Imagine a scenario for using such a hotline. On his way home from school, a high school student is attacked by three young men claiming allegiance to a gang. He arrives home beaten and bruised. He does not want his mother to call the cops for fear of retaliation. (He knows all three men who attacked him.) So, his mother calls the gang violence hotline to get advice.

After she dials the number, a calm, automated voice answers and says, “Hello and welcome to Ventura County’s Gang Violence Hotline. If you or someone you know has been the victim of gang violence, press 1. If your property or vehicle has been vandalized, press 2. If you are currently a gang member and would like confidential counseling about how to get help, press 3. If you would like to leave an anonymous tip about an act of gang-related violence, press 4. If you are bleeding or injured, please hang up and dial 9-1-1 immediately.”

After listening to her options, the mother presses “1,” and speaks anonymously to a counselor who connects her to a police officer.

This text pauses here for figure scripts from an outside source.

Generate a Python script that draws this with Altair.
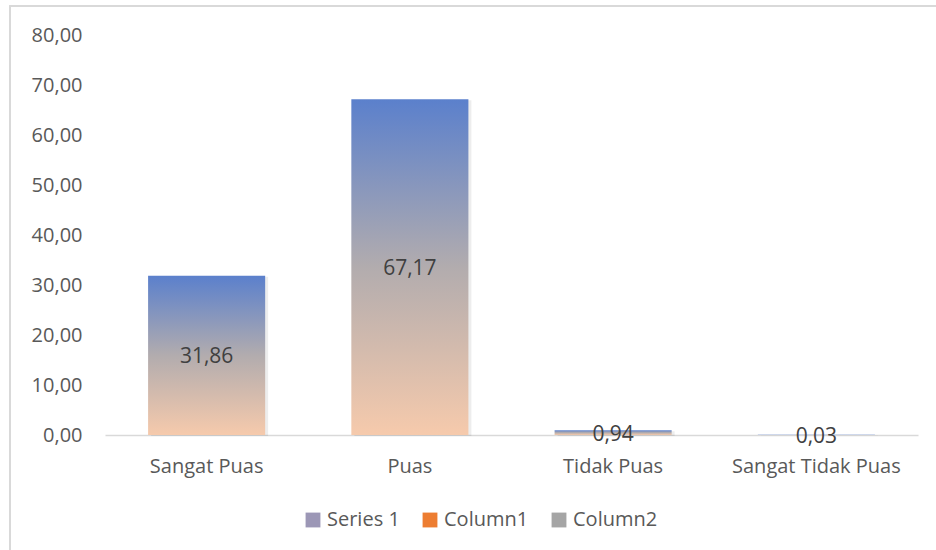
import altair as alt
import pandas as pd

categories = ["Sangat Puas", "Puas", "Tidak Puas", "Sangat Tidak Puas"]
values = [31.86, 67.17, 0.94, 0.03]
legend_series = ["Series 1", "Column1", "Column2"]
legend_colors = ["#9C97B6", "#ED7D31", "#A5A5A5"]
y_ticks = [0, 10, 20, 30, 40, 50, 60, 70, 80]

FONT = "Open Sans"
df = pd.DataFrame({"cat": categories, "value": values})
leg = pd.DataFrame({"series": legend_series, "v": [0, 0, 0]})

x_enc = alt.X("cat:N", sort=categories,
              scale=alt.Scale(paddingInner=0.424, paddingOuter=0.212),
              axis=alt.Axis(title=None, labelAngle=0, ticks=False, domainColor="#d9d9d9",
                            domainWidth=1.5, labelColor="#595959", labelFontSize=20,
                            labelFont=FONT, labelPadding=21, grid=False))
y_scale = alt.Scale(domain=[0, 80], nice=False)

grad = alt.Gradient(gradient="linear", x1=0, x2=0, y1=0, y2=1,
                    stops=[alt.GradientStop(color="#5B80CC", offset=0),
                           alt.GradientStop(color="#B2ACAE", offset=0.5),
                           alt.GradientStop(color="#F6CAAC", offset=1)])

base = alt.Chart(df)

shadow = base.mark_bar(color="#000000", opacity=0.07, xOffset=3, yOffset=1).encode(
    x=x_enc, y=alt.Y("value:Q", scale=y_scale))

bars = base.mark_bar(color=grad).encode(
    x=x_enc,
    y=alt.Y("value:Q", scale=y_scale,
            axis=alt.Axis(title=None, values=y_ticks, grid=False, domain=False, ticks=False,
                          labelColor="#595959", labelFontSize=20, labelFont=FONT,
                          labelPadding=23,
                          labelExpr="replace(format(datum.value, '.2f'), '.', ',')")))

labels = base.transform_calculate(
    mid="datum.value / 2",
    lab="replace(format(datum.value, '.2f'), '.', ',')"
).mark_text(fontSize=21, font=FONT, color="#404040", baseline="middle", dy=2).encode(
    x=alt.X("cat:N", sort=categories), y=alt.Y("mid:Q", scale=y_scale), text="lab:N")

legend_layer = alt.Chart(leg).mark_square(opacity=0, size=0).encode(
    x=alt.value(0), y=alt.value(0),
    color=alt.Color("series:N", sort=legend_series,
                    scale=alt.Scale(domain=legend_series, range=legend_colors),
                    legend=alt.Legend(title=None, orient="none", direction="horizontal",
                                      legendX=198, legendY=475, symbolType="square",
                                      symbolSize=220, symbolOpacity=1, symbolStrokeWidth=0,
                                      labelFontSize=20, labelFont=FONT, labelColor="#595959",
                                      columnPadding=20, labelOffset=4)))

border = alt.Chart(leg).mark_rect(fillOpacity=0, stroke="#d9d9d9", strokeWidth=1.5).encode(
    x=alt.value(-95), x2=alt.value(841), y=alt.value(-29), y2=alt.value(525))

chart = alt.layer(border, shadow, bars, labels, legend_layer).properties(
    width=813, height=400,
    autosize=alt.AutoSizeParams(type="none"),
    padding={"left": 105, "top": 35, "right": 18, "bottom": 115},
    background="white",
).configure_view(stroke=None)

chart.save("out.html", embed_options={"renderer": "svg", "actions": False})
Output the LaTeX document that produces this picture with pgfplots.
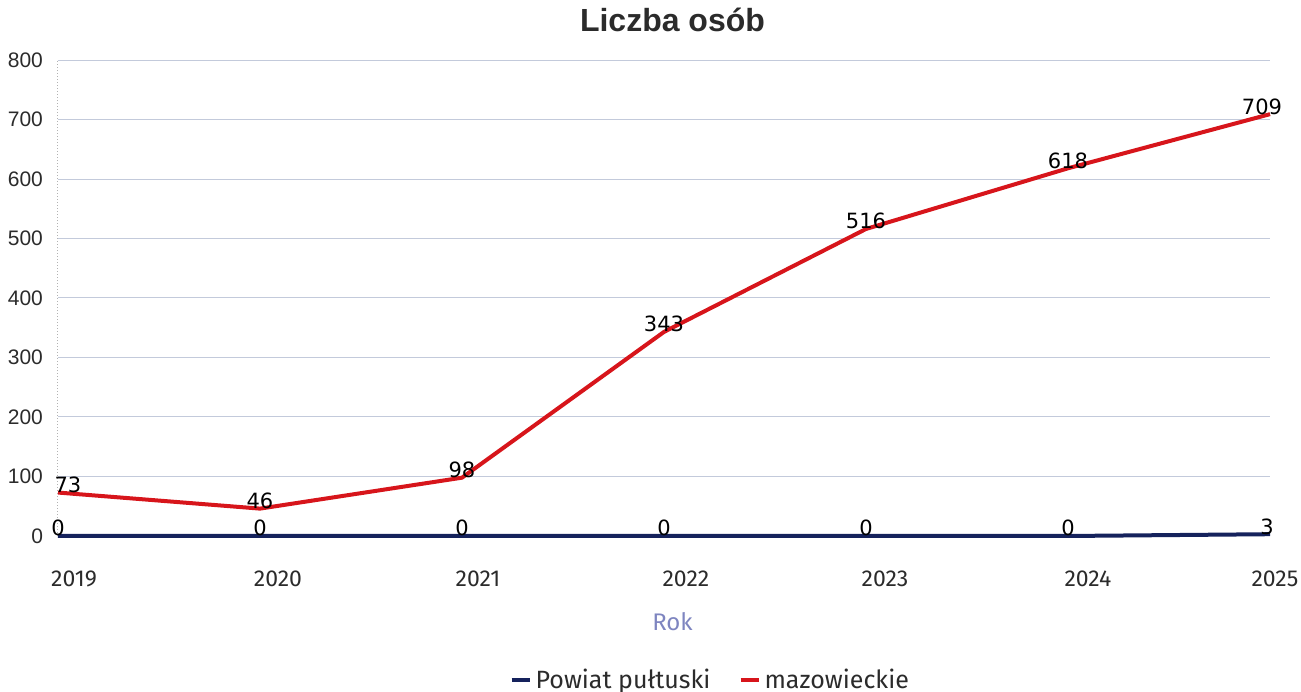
\documentclass[border=0pt]{standalone}
\usepackage{fontspec}
\setmainfont{Liberation Sans}
\newfontfamily\fira{Fira Sans}
\newfontfamily\dejavu{DejaVu Sans}
\usepackage{pgfplots}
\pgfplotsset{compat=1.18}
\usetikzlibrary{calc}
\definecolor{redline}{HTML}{D7151B}
\definecolor{navyline}{HTML}{15225C}
\definecolor{gridc}{HTML}{C3CADB}
\definecolor{lbl}{HTML}{2B2B2B}
\definecolor{rok}{HTML}{7E85C0}

\begin{document}
\begin{tikzpicture}
\begin{axis}[name=ax,
  width=606pt, height=238pt, scale only axis,
  xmin=2019, xmax=2025, ymin=0, ymax=800,
  xtick={2019,2020,...,2025},
  xticklabels={\hspace*{16pt}2019,\hspace*{18pt}2020,\hspace*{16pt}2021,\hspace*{22pt}2022,
               \hspace*{19pt}2023,\hspace*{20pt}2024,\hspace*{5pt}2025},
  ytick={0,100,...,800},
  ymajorgrids, grid style={gridc, line width=0.5pt},
  axis line style={draw=none}, major tick length=0pt,
  /pgf/number format/assume math mode=true,
  yticklabel style={font=\fontsize{10.5}{12}\selectfont, text=lbl, xshift=-4pt},
  xticklabel style={font=\fira\fontsize{11.5}{13}\selectfont, text=lbl, yshift=-14pt},
  xlabel={Rok},
  xlabel style={font=\fira\fontsize{12}{14}\selectfont, text=rok, at={(0.507,-0.181)}, anchor=center},
  title={Liczba osób},
  title style={font=\bfseries\fontsize{16}{18}\selectfont, text=lbl, at={(0.507,1.059)}, anchor=center},
  legend columns=2,
  legend style={at={(0.539,-0.303)}, anchor=center, draw=none, fill=none,
                font=\fira\fontsize{12.5}{14}\selectfont, text=lbl,
                /tikz/every even column/.append style={column sep=12pt}},
  legend image code/.code={\draw[#1, line width=2pt] (0pt,0pt) -- (9pt,0pt);},
  nodes near coords style={font=\dejavu\fontsize{10.5}{12}\selectfont, text=black,
                           anchor=base, inner sep=0pt},
  clip=false]
\draw[gray!60, densely dotted, line width=0.5pt] (axis cs:2019,0) -- (axis cs:2019,800);
\addplot[navyline, line width=2pt, mark=none,
  nodes near coords={\ifnum\coordindex=6\hspace*{-3pt}\fi\pgfmathprintnumber{\pgfplotspointmeta}}]
  coordinates {(2019,0) (2020,0) (2021,0) (2022,0) (2023,0) (2024,0) (2025,3)};
\addlegendentry{Powiat pułtuski}
\addplot[redline, line width=2pt, mark=none,
  nodes near coords={\ifnum\coordindex=0\hspace*{10pt}\fi\ifnum\coordindex=6\hspace*{-8pt}\fi\pgfmathprintnumber{\pgfplotspointmeta}}]
  coordinates {(2019,73) (2020,46) (2021,98) (2022,343) (2023,516) (2024,618) (2025,709)};
\addlegendentry{mazowieckie}
\end{axis}
\pgfresetboundingbox
\path ($(ax.south west)+(-29pt,-78pt)$) rectangle ($(ax.north east)+(15.5pt,30pt)$);
\end{tikzpicture}
\end{document}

Such a hotline would give victims of gang violence, current gang members, family members or others the ability to remain anonymous while giving tips, getting counseling or finding other resources. Why does Ventura County need such a hotline?

Because, by all accounts, gang violence in Ventura County is escalating. Right now, the community needs to find creative, useful solutions that help the victims without perpetuating the cycle of violence. A local gang violence hotline is only one step, but it could be a relatively inexpensive way to get help for people in need. However, a phone number alone is not enough. In order to stop gangs from growing, schools, police departments, parents, community activists and youth organizations first need to prioritize this growing threat.

As Los Angles Police Department Chief William J. Bratton said in a Jan. 4 L.A. Times article about his city’s escalating gang violence, it’s time to “get angry.” According to the article, Los Angeles Mayor Antonio Villaraigosa asked for federal funds to deal with the 14 percent increase in gang violence that occurred in the “gang capital of the world” in 2006. The article also quoted critics of the city’s past gang policing efforts saying that not enough work is done to prevent young people from joining gangs in the first place.

While a gang violence hotline could act as a lifeline for those already knee-deep in the lifestyle, it does not address the basic problem of gangs. The real problem is how can the community keep local kids from joining gangs in the first place? The answer: another hotline. But instead of the Gang Violence Hotline, it should be called the I’m Bored and There’s Nothing to Do Hotline.